Identify each line containing the word "Clone" and copy it.

>> start EXTRACTED RECORDS

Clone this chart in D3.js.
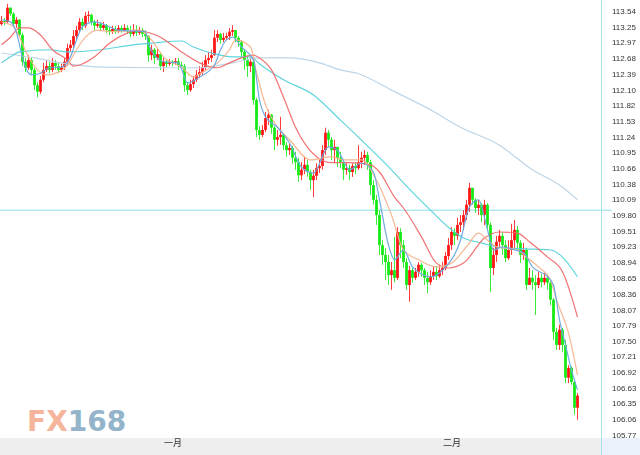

>> end EXTRACTED RECORDS
>> start EXTRACTED RECORDS

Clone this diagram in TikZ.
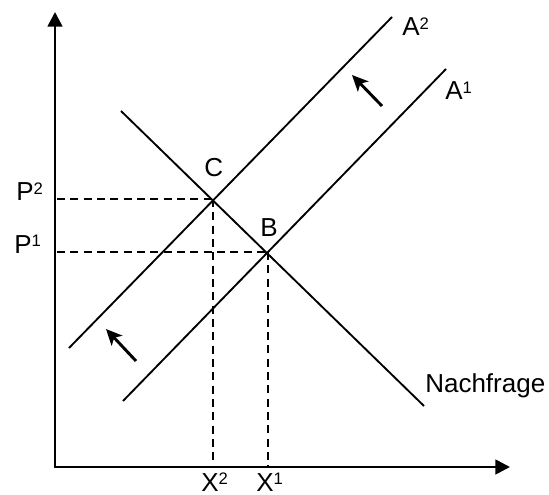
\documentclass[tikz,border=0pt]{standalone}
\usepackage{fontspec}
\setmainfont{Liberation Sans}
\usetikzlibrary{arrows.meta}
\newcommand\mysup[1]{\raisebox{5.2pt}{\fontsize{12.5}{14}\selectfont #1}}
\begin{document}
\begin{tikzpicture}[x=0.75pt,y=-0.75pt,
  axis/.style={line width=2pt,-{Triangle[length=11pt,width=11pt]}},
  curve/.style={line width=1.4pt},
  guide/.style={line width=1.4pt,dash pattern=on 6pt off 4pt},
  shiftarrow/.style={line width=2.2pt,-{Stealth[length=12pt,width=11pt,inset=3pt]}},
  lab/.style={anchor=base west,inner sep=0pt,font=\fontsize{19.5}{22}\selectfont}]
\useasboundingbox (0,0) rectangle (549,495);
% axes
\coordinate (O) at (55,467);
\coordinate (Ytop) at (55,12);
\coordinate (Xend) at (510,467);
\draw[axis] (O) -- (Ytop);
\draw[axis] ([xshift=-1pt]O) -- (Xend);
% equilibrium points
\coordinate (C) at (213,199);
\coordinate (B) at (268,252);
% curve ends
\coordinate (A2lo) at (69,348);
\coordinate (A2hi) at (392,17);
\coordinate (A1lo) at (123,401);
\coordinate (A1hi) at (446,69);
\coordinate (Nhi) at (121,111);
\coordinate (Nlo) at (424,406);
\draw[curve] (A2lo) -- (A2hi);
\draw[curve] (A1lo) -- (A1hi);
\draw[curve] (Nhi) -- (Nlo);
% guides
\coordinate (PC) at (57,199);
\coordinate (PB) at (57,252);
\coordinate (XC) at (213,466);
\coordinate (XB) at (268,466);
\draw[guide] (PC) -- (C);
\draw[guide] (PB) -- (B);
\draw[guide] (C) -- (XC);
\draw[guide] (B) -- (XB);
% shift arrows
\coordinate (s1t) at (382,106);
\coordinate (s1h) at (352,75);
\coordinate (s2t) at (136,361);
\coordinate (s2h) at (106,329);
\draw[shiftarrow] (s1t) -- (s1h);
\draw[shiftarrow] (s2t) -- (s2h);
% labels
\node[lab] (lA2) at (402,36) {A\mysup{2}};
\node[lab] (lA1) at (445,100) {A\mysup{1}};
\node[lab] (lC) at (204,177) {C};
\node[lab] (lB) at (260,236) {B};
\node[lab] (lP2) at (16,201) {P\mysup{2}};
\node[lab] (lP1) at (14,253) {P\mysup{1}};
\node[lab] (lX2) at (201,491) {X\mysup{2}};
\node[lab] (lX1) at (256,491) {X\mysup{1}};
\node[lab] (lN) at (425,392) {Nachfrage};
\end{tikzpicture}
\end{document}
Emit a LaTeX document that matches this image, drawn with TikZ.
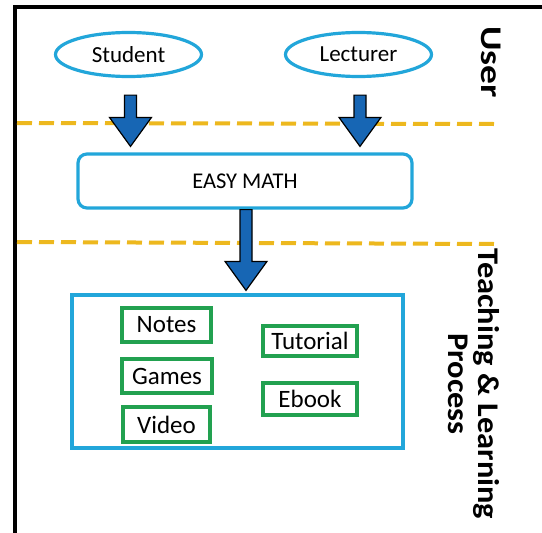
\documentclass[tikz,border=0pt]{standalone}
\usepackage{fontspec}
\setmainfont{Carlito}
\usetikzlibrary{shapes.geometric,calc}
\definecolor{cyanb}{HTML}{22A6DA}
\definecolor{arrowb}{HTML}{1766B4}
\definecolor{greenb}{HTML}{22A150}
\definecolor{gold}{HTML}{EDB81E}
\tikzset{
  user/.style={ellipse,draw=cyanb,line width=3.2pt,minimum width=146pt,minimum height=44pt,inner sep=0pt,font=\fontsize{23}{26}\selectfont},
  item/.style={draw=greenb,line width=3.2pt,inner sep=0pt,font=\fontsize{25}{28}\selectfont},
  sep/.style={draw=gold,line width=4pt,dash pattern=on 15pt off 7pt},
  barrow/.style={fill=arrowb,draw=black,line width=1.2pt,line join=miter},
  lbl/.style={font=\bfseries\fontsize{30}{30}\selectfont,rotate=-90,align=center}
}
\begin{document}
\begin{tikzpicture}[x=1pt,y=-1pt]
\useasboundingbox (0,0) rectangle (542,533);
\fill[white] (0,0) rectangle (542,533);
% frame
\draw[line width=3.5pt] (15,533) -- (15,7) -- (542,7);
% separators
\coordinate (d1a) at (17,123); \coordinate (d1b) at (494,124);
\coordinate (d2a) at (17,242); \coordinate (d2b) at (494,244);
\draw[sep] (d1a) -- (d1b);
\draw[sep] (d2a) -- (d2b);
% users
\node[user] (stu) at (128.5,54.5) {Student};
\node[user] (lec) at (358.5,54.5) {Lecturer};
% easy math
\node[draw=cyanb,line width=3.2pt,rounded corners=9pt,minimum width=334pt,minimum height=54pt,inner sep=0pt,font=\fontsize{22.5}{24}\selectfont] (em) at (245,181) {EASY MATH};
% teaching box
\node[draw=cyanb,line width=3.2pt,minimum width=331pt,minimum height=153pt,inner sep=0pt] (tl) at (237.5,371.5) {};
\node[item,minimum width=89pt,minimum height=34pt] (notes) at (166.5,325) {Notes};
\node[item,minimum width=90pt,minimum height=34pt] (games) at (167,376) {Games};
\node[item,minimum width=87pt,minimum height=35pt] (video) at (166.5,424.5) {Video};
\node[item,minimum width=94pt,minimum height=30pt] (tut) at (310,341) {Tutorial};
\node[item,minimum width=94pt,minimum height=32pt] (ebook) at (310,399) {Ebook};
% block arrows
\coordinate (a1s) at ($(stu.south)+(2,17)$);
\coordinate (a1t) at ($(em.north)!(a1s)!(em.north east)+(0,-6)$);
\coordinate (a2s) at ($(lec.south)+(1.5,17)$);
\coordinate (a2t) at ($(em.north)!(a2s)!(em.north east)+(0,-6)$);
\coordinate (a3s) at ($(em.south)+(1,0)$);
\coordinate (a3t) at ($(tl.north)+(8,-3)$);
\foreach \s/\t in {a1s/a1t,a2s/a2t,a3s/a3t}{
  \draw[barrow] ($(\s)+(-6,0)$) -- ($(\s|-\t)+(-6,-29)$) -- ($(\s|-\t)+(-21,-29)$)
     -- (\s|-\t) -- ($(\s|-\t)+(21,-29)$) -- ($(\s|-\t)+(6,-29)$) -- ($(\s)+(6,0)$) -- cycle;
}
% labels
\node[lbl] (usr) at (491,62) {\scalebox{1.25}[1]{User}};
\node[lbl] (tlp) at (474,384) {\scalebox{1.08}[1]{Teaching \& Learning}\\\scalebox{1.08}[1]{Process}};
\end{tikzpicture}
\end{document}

>> end EXTRACTED RECORDS

* _SOLUTION TO THIS EXERCISE_
Clone this chart in D3.js.
Clone this diagram in TikZ.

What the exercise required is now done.